As one of the DHA transporters (another known is Fatp4), the alteration in the expression of ACSL6 may be a risk factor for an exacerbation of cognitive and neurological deficits in patients with AD (Pontifex et al., 2021). It was reported that overexpression of ACSL6 in nerve cells can significantly increase DHA and AA internalization within the first 24 h of neuronal differentiation to stimulate and enhance phospholipids synthesis and neurite outgrowth (Marszalek et al., 2005). Silencing ACSL6 inhibits axon outgrowth of mouse neural cells. ACSL6-induced activation of acetylcholinesterase may be involved in this process, as acetylcholinesterase promotes neural differentiation. The insufficiency of ACSL6 can lead to neuronal degeneration, while its over-expression is closely associated with neurite outgrowth (Kim et al., 2009). Lipid profiling of ACSL6^–/– (loss of ACSL6) tissues reveals consistent reductions in DHA-containing lipids in tissues highly abundant with ACSL6 (Fernandez et al., 2018), and ACSL6^–/– depletes brain membrane phospholipid DHA levels, which is related to motor function, memory, and age-related neuroinflammation (Fernandez et al., 2021).

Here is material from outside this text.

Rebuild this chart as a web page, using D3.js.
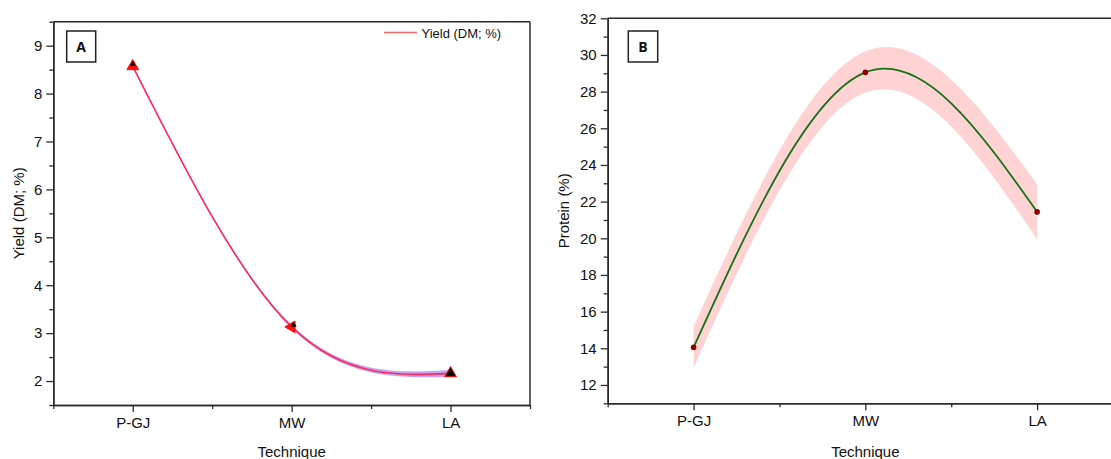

ACSL6 gene is also reported to be associated with schizophrenia (Chen et al., 2006, 2011). Its variation may contribute to the number of cigarettes smoked in patients (Chen et al., 2011). For example, nicotine exposure can stimulate the expression of ACSL6 in the prefrontal cortex and hippocampus of mice (in vivo), which can be suppressed by injection of the nicotinic receptor antagonist mecamylamine (Chen et al., 2011). However, in another candidate gene association analysis, the authors claimed their results did not yield convincing evidence for associations of schizophrenia with ACSL6 (Chowdari et al., 2007).